Material:
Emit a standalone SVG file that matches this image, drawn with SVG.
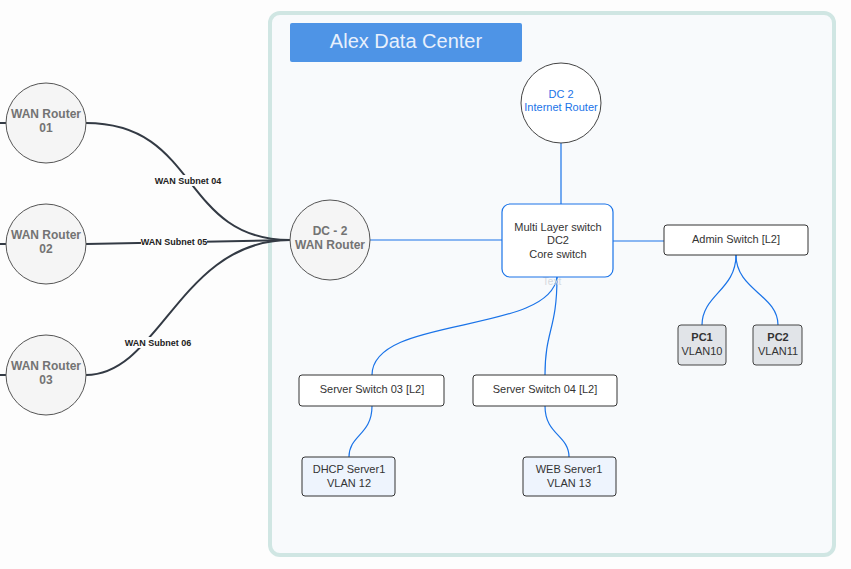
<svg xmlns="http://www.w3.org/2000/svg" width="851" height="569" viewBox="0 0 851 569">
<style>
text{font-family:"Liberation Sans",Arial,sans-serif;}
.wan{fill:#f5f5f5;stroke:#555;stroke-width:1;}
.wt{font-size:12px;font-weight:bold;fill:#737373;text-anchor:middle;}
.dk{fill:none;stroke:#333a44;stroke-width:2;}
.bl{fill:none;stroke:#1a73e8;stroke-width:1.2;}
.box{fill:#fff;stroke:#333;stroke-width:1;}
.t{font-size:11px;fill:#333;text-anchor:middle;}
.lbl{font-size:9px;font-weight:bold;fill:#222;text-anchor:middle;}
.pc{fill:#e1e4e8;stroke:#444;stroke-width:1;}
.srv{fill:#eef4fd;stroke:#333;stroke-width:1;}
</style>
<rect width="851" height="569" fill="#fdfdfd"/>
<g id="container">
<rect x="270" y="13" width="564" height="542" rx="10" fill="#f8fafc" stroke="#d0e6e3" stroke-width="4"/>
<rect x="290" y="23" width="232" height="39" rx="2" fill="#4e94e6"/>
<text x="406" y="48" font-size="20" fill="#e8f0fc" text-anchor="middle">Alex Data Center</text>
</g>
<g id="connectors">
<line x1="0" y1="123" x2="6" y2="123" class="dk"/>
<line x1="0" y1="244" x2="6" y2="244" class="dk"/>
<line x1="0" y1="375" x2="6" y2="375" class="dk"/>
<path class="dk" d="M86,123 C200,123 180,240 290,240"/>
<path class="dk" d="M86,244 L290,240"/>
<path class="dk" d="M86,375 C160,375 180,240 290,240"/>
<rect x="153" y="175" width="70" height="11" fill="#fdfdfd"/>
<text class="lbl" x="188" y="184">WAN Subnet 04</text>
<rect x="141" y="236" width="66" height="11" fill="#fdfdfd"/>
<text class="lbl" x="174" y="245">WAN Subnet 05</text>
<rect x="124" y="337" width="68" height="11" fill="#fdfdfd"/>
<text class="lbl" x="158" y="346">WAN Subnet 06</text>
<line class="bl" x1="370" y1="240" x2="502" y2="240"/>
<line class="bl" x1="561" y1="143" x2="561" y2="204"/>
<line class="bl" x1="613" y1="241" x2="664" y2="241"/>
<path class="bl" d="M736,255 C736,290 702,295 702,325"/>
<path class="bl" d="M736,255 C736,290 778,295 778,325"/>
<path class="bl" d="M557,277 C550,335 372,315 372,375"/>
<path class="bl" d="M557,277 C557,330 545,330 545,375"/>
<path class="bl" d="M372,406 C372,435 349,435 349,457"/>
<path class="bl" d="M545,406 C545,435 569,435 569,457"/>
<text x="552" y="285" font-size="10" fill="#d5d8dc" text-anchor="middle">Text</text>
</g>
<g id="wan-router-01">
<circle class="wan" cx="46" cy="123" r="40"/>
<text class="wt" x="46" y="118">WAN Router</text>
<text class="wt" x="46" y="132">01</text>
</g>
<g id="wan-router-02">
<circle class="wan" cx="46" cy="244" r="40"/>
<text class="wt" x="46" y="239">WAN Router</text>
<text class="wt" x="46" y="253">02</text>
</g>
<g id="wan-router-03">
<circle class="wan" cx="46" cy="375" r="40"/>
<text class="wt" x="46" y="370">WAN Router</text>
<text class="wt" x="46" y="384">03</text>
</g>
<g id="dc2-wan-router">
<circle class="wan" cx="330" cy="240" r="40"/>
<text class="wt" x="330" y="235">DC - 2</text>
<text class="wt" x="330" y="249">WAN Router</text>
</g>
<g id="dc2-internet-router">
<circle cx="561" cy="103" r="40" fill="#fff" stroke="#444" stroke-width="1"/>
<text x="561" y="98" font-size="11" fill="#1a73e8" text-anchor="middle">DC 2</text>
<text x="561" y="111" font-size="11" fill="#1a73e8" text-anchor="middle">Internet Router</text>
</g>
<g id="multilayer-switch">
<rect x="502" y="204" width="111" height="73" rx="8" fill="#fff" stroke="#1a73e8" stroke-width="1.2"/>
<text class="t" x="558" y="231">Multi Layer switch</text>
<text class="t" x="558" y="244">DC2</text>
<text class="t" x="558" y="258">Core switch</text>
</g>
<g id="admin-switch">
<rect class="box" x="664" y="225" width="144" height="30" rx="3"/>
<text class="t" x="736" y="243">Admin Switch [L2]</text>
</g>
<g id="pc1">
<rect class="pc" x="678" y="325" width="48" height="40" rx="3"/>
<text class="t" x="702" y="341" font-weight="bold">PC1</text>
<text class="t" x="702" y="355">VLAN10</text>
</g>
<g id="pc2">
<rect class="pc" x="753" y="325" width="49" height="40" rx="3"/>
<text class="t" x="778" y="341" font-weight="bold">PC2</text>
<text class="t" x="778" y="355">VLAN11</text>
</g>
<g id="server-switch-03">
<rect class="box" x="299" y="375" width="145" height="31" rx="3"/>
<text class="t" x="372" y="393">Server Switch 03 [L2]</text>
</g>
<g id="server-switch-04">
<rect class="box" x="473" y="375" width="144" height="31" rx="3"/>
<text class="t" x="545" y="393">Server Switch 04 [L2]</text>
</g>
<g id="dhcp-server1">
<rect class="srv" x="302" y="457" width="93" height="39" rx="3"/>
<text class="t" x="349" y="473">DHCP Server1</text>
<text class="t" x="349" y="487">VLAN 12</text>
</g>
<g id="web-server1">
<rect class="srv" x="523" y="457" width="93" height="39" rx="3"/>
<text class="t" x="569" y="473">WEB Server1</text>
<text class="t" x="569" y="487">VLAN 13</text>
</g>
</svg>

Given task: Reproduce the full material exactly, excluding the pictures.

Response:
Emit a standalone SVG file that matches this image, drawn with SVG.
<svg xmlns="http://www.w3.org/2000/svg" width="851" height="569" viewBox="0 0 851 569">
<style>
text{font-family:"Liberation Sans",Arial,sans-serif;}
.wan{fill:#f5f5f5;stroke:#555;stroke-width:1;}
.wt{font-size:12px;font-weight:bold;fill:#737373;text-anchor:middle;}
.dk{fill:none;stroke:#333a44;stroke-width:2;}
.bl{fill:none;stroke:#1a73e8;stroke-width:1.2;}
.box{fill:#fff;stroke:#333;stroke-width:1;}
.t{font-size:11px;fill:#333;text-anchor:middle;}
.lbl{font-size:9px;font-weight:bold;fill:#222;text-anchor:middle;}
.pc{fill:#e1e4e8;stroke:#444;stroke-width:1;}
.srv{fill:#eef4fd;stroke:#333;stroke-width:1;}
</style>
<rect width="851" height="569" fill="#fdfdfd"/>
<g id="container">
<rect x="270" y="13" width="564" height="542" rx="10" fill="#f8fafc" stroke="#d0e6e3" stroke-width="4"/>
<rect x="290" y="23" width="232" height="39" rx="2" fill="#4e94e6"/>
<text x="406" y="48" font-size="20" fill="#e8f0fc" text-anchor="middle">Alex Data Center</text>
</g>
<g id="connectors">
<line x1="0" y1="123" x2="6" y2="123" class="dk"/>
<line x1="0" y1="244" x2="6" y2="244" class="dk"/>
<line x1="0" y1="375" x2="6" y2="375" class="dk"/>
<path class="dk" d="M86,123 C200,123 180,240 290,240"/>
<path class="dk" d="M86,244 L290,240"/>
<path class="dk" d="M86,375 C160,375 180,240 290,240"/>
<rect x="153" y="175" width="70" height="11" fill="#fdfdfd"/>
<text class="lbl" x="188" y="184">WAN Subnet 04</text>
<rect x="141" y="236" width="66" height="11" fill="#fdfdfd"/>
<text class="lbl" x="174" y="245">WAN Subnet 05</text>
<rect x="124" y="337" width="68" height="11" fill="#fdfdfd"/>
<text class="lbl" x="158" y="346">WAN Subnet 06</text>
<line class="bl" x1="370" y1="240" x2="502" y2="240"/>
<line class="bl" x1="561" y1="143" x2="561" y2="204"/>
<line class="bl" x1="613" y1="241" x2="664" y2="241"/>
<path class="bl" d="M736,255 C736,290 702,295 702,325"/>
<path class="bl" d="M736,255 C736,290 778,295 778,325"/>
<path class="bl" d="M557,277 C550,335 372,315 372,375"/>
<path class="bl" d="M557,277 C557,330 545,330 545,375"/>
<path class="bl" d="M372,406 C372,435 349,435 349,457"/>
<path class="bl" d="M545,406 C545,435 569,435 569,457"/>
<text x="552" y="285" font-size="10" fill="#d5d8dc" text-anchor="middle">Text</text>
</g>
<g id="wan-router-01">
<circle class="wan" cx="46" cy="123" r="40"/>
<text class="wt" x="46" y="118">WAN Router</text>
<text class="wt" x="46" y="132">01</text>
</g>
<g id="wan-router-02">
<circle class="wan" cx="46" cy="244" r="40"/>
<text class="wt" x="46" y="239">WAN Router</text>
<text class="wt" x="46" y="253">02</text>
</g>
<g id="wan-router-03">
<circle class="wan" cx="46" cy="375" r="40"/>
<text class="wt" x="46" y="370">WAN Router</text>
<text class="wt" x="46" y="384">03</text>
</g>
<g id="dc2-wan-router">
<circle class="wan" cx="330" cy="240" r="40"/>
<text class="wt" x="330" y="235">DC - 2</text>
<text class="wt" x="330" y="249">WAN Router</text>
</g>
<g id="dc2-internet-router">
<circle cx="561" cy="103" r="40" fill="#fff" stroke="#444" stroke-width="1"/>
<text x="561" y="98" font-size="11" fill="#1a73e8" text-anchor="middle">DC 2</text>
<text x="561" y="111" font-size="11" fill="#1a73e8" text-anchor="middle">Internet Router</text>
</g>
<g id="multilayer-switch">
<rect x="502" y="204" width="111" height="73" rx="8" fill="#fff" stroke="#1a73e8" stroke-width="1.2"/>
<text class="t" x="558" y="231">Multi Layer switch</text>
<text class="t" x="558" y="244">DC2</text>
<text class="t" x="558" y="258">Core switch</text>
</g>
<g id="admin-switch">
<rect class="box" x="664" y="225" width="144" height="30" rx="3"/>
<text class="t" x="736" y="243">Admin Switch [L2]</text>
</g>
<g id="pc1">
<rect class="pc" x="678" y="325" width="48" height="40" rx="3"/>
<text class="t" x="702" y="341" font-weight="bold">PC1</text>
<text class="t" x="702" y="355">VLAN10</text>
</g>
<g id="pc2">
<rect class="pc" x="753" y="325" width="49" height="40" rx="3"/>
<text class="t" x="778" y="341" font-weight="bold">PC2</text>
<text class="t" x="778" y="355">VLAN11</text>
</g>
<g id="server-switch-03">
<rect class="box" x="299" y="375" width="145" height="31" rx="3"/>
<text class="t" x="372" y="393">Server Switch 03 [L2]</text>
</g>
<g id="server-switch-04">
<rect class="box" x="473" y="375" width="144" height="31" rx="3"/>
<text class="t" x="545" y="393">Server Switch 04 [L2]</text>
</g>
<g id="dhcp-server1">
<rect class="srv" x="302" y="457" width="93" height="39" rx="3"/>
<text class="t" x="349" y="473">DHCP Server1</text>
<text class="t" x="349" y="487">VLAN 12</text>
</g>
<g id="web-server1">
<rect class="srv" x="523" y="457" width="93" height="39" rx="3"/>
<text class="t" x="569" y="473">WEB Server1</text>
<text class="t" x="569" y="487">VLAN 13</text>
</g>
</svg>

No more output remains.